Another major project was a mural on the side of the school building. OSU students and the kids painted a “Grown in Puerto Rico” map, which displays crop regions on the island and was inspired the by the "Grown in Oregon" map produced by Oregon Ag in the Classroom Foundation (pictured below).
Funding for the trip came from various sources, including college and program donations and a USDA Multicultural Scholars Grant. Many students with AgSci majors and minors received generous funding from ER Jackman Friends & Alumni and the Global Experiences Fund.
The interdisciplinary approach to the trip enhanced the resourcefulness aspect, and the community aspect as well. “Students were able to see problem-solving through different perspectives beyond their majors. Also, on previous trips we travelled the island, but for this trip, we mostly stayed in one area, which gave the students a deep sense of family and community,” said Gaebel, who is the Director of Strategic Initiatives at the Career Development Center.
Much of that sense of community came from close local ties. Ingrid Arocho, a professor in the School of Civil & Construction Engineering, and her husband Alexis Adames are both from San Sebastian. Ingrid led several projects at the school, including building a sidewalk, repairing a roof, and creating a cover for the cistern out of materials found on site. Alexis was instrumental in gathering materials for the projects, and they both helped facilitate communications and logistics.

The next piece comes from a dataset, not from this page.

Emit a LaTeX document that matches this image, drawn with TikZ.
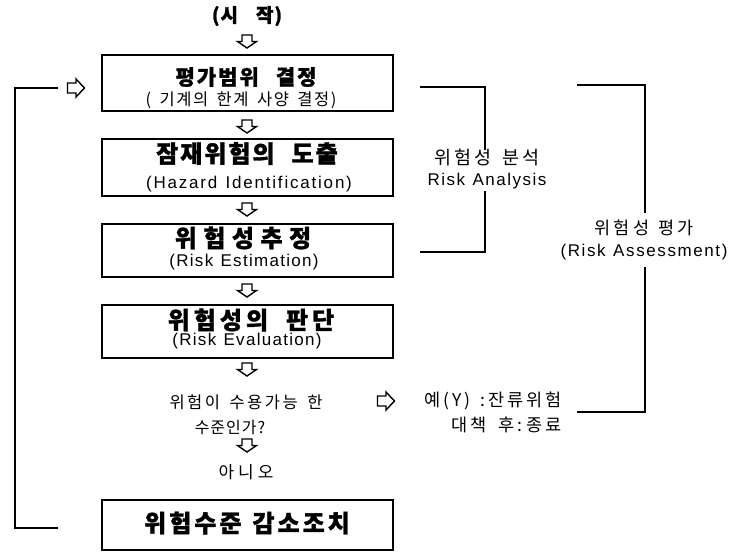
\documentclass[tikz,border=0pt]{standalone}
\usepackage{fontspec}
\setmainfont{Liberation Sans}
\newfontfamily\kr{Noto Sans CJK KR}[BoldFeatures={FakeBold=1.2}]
\newcommand\fs[1]{\fontsize{#1}{#1}\selectfont}
\makeatletter
\newcommand\ls[3]{\def\ls@sl{/}\@tfor\ls@x:=#3\do{\ifx\ls@x\ls@sl\hspace*{#2}\else\ls@x\kern#1\relax\fi}\kern-#1\relax}
\makeatother
\begin{document}
\begin{tikzpicture}[x=1pt,y=-1pt,
  box/.style={draw, line width=1.5pt, minimum width=291pt, inner sep=0pt},
  txt/.style={inner sep=0pt, outer sep=0pt},
  ln/.style={line width=1.2pt},
  arr/.style={draw, line width=1.4pt, line join=miter},
  dnarrow/.pic={\path[arr] (-5,-6) -- (5,-6) -- (5,0.5) -- (9.5,0.5) -- (0,7) -- (-9.5,0.5) -- (-5,0.5) -- cycle;},
  rtarrow/.pic={\path[arr] (-8.5,-5) -- (0,-5) -- (0,-9) -- (8.5,0) -- (0,9) -- (0,5) -- (-8.5,5) -- cycle;}]
\fill[white] (0,0) rectangle (731,554);
\useasboundingbox (0,0) rectangle (731,554);

% boxes
\node[box, minimum height=56pt] (b1) at (247.5,83) {};
\node[box, minimum height=57pt] (b2) at (247.5,167.5) {};
\node[box, minimum height=53pt] (b3) at (247.5,250.5) {};
\node[box, minimum height=53pt] (b4) at (247.5,331.5) {};
\node[box, minimum height=50pt] (b5) at (247.5,525) {};

% texts
\node[txt, font=\kr\bfseries\fs{19}] (start) at (247,16) {\ls{1pt}{17pt}{(시/작)}};
\node[txt, font=\kr\bfseries\fs{21}] (t1) at (246,77) {\ls{2pt}{15pt}{평가범위/결정}};
\node[txt, font=\kr\fs{16.5}] (s1) at (241,100) {\ls{1.5pt}{7pt}{(/기계의/한계/사양/결정)}};
\node[txt, font=\kr\bfseries\fs{24}] (t2) at (247,153.5) {\ls{2pt}{15pt}{잠재위험의/도출}};
\node[txt, font=\fs{17}] (s2) at (249,184) {\ls{1.8pt}{6.5pt}{(Hazard/Identification)}};
\node[txt, font=\kr\bfseries\fs{24}] (t3) at (243,238) {\ls{6.5pt}{0pt}{위험성추정}};
\node[txt, font=\fs{17}] (s3) at (244,262) {\ls{1.3pt}{6pt}{(Risk/Estimation)}};
\node[txt, font=\kr\bfseries\fs{24}] (t4) at (251,320) {\ls{4pt}{14pt}{위험성의/판단}};
\node[txt, font=\fs{17}] (s4) at (247,341) {\ls{1.3pt}{6pt}{(Risk/Evaluation)}};
\node[txt, font=\kr\bfseries\fs{24}] (t5) at (247,523) {\ls{3pt}{8pt}{위험수준/감소조치}};

\node[txt, font=\kr\fs{16.5}] (q1) at (246,402) {\ls{2.5pt}{7pt}{위험이/수용가능/한}};
\node[txt, font=\kr\fs{16}] (q2) at (230,428) {\ls{1pt}{0pt}{수준인가?}};
\node[txt, font=\kr\fs{17}] (no) at (246,472) {\ls{4pt}{0pt}{아니오}};
\node[txt, font=\kr\fs{17.5}, anchor=west] (yes1) at (424,401) {\ls{3pt}{7pt}{예(Y)/:잔류위험}};
\node[txt, font=\kr\fs{17.5}, anchor=west] (yes2) at (451,425) {\ls{3.5pt}{8pt}{대책/후:종료}};

\node[txt, font=\kr\fs{18.5}] (ra1) at (487,157) {\ls{3pt}{8pt}{위험성/분석}};
\node[txt, font=\fs{17}] (ra2) at (487,181) {\ls{1.5pt}{6pt}{Risk/Analysis}};
\node[txt, font=\kr\fs{17.5}] (rs1) at (644,228) {\ls{3.5pt}{5pt}{위험성/평가}};
\node[txt, font=\fs{17}] (rs2) at (644,252) {\ls{1.6pt}{6pt}{(Risk/Assessment)}};

% hollow arrows
\pic at (247,41) {dnarrow};
\pic at (247,126) {dnarrow};
\pic at (247,209) {dnarrow};
\pic at (247,290) {dnarrow};
\pic at (247,369) {dnarrow};
\pic at (247,445) {dnarrow};
\pic at (76,88) {rtarrow};
\pic at (386,401) {rtarrow};

% feedback line
\coordinate (fbT) at (58,88);
\coordinate (fbB) at (58,528);
\draw[ln] (fbB) -- (15,528) -- (15,88) -- (fbT);

% brackets
\coordinate (raA) at (420,87);
\coordinate (raB) at (485,87);
\coordinate (raC) at (485,150);
\coordinate (raD) at (485,191);
\coordinate (raE) at (485,252);
\coordinate (raF) at (420,252);
\draw[ln] (raA) -- (raB) -- (raC);
\draw[ln] (raD) -- (raE) -- (raF);
\coordinate (rsA) at (577,85);
\coordinate (rsB) at (645,85);
\coordinate (rsC) at (645,213);
\coordinate (rsD) at (645,267);
\coordinate (rsE) at (645,412);
\coordinate (rsF) at (577,412);
\draw[ln] (rsA) -- (rsB) -- (rsC);
\draw[ln] (rsD) -- (rsE) -- (rsF);
\end{tikzpicture}
\end{document}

On the final day of the trip, Alexis’ parents invited the entire OSU group to their house for dinner.
The group also visited the University of Puerto Rico Mayaguez and an experiment station, where students found that years-long experiments and research had been destroyed. "The labs at the station were missing ceiling tiles, and mudlines marked the walls," said Johannah Hamilton, a PhD student in public policy with a focus on rural agricultural policy.
Johannah is fluent in Spanish and was one of several student translators on the trip. Undergraduate students Jasmin Huila, Cecilia Morales Barajas, and Metzin Rodriguez Cardoso also translated, and helped the OSU group work through the language barrier. Johannah was amazed by the spirit of the Puerto Rican people, but reported that many of her University of Puerto Rico Mayaguez student counterparts felt marginalized by the leftover destruction. "No where else in the U.S. would things be left this way," she said.

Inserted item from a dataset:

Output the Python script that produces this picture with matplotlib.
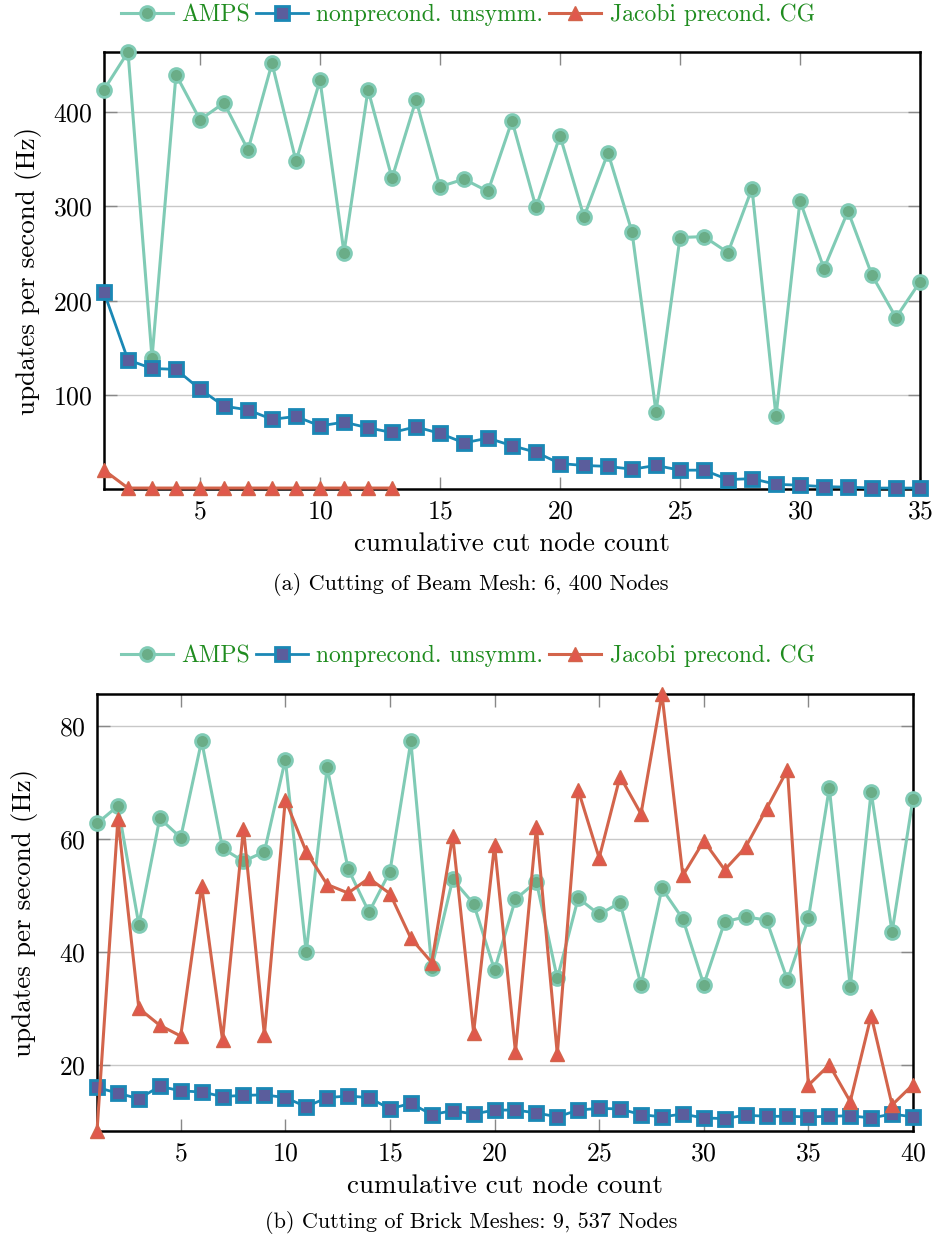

After the OSU group returned home, they learned that 300 schools will be closing across the island. The Jimenez school will remain open, but will absorb 30-40% more students on a budget that is already grossly underfunded.
“I’m hoping our presence shows the importance of ag programs to policymakers. I really learned the importance of agricultural education that responds to the needs of the community,” said Ashley Devery, echoing the core mission of land grant universities.
The agriculture curriculum from the OSU group had a farther reaching impact than the Jimenez school. Edly Santiago, who runs the Ag Ed program at the University of Puerto Rico Mayaguez, led an effort to distribute the kits across the island—including to schools in unreachable areas. Word quickly spread about the work being done.
“Other teachers in the area caught wind of what we were doing and invited OSU to visit their schools in the future,” said Katie Gaebel.
Some of those schools may be closing, but Gaebel is returning in August to continue efforts toward building relationships. She is working with the Ag Ed Teacher's Association to develop continuing education credits for ag teachers, and hopes to keep the connection between agriculture and engineering moving forward.
Another interdisciplinary trip is being planned for December, which will aim curriculum and projects at poultry and organic planting. They hope to build chicken coups that will withstand hurricanes, and develop lessons that teach the basics of organics and small garden farming.